Flour Sack Dresses

Photo of feed sack dress from Va Voom Vintage
When Mother was a child on a small farm in Tennessee, one of five children, times were tough.  They grew most of their food, canning vegetables, preserving fruits, smoking hams and bacon.  Mother said there were days when supper was nothing but biscuits and sawmill gravy (made from leftover bacon grease, mainly.)  Cornbread and biscuits were the staples of existence.

When she told me that her mother made dresses for them out of flour sacks, I found this hard to picture or to believe.  I thought the fabric must have been rough, like a feed sack.  Recently I did a little research, and saw that the fabric was necessarily thick and tough, to protect the contents, which were basically flour or chicken feed.  But companies were marketers back then, too, so they began to use prints which looked more like something you’d want to wear, instead of advertising Martha White.

The only good part about it is that nearly everyone in their community was in the same state, so wearing a flour sack dress did not make you conspicuous.  The only halfway affluent person was the postman and his wife–and he also farmed and sold milk.  Mother was keenly aware that there were better dresses to be had, and that her family could not afford them.  And she loved her Papa so much, she would never have said anything to make him feel bad that he could not provide for more.

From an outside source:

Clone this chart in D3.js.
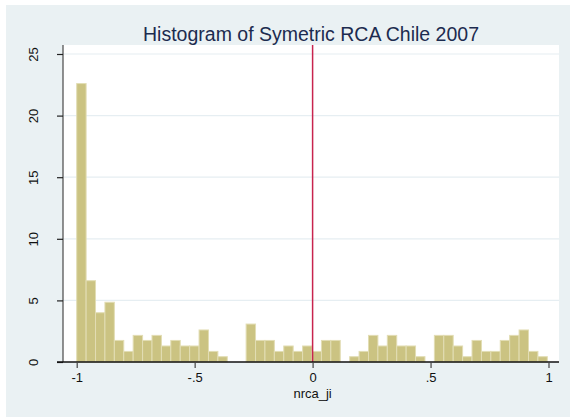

Nonetheless, she was thrilled when she got a new dress one fall that was actually storebought.  She set off for school with Elsie, her best friend (who married Daddy’s brother later when they were grown up. ) Elsie admired the dress, and asked Mother to switch with her.  So she did, and Elsie arrived at school in the new dress.  I can’t think why Mother did this, as badly as she wanted a new dress.  I guess she loved Aunt Elsie more.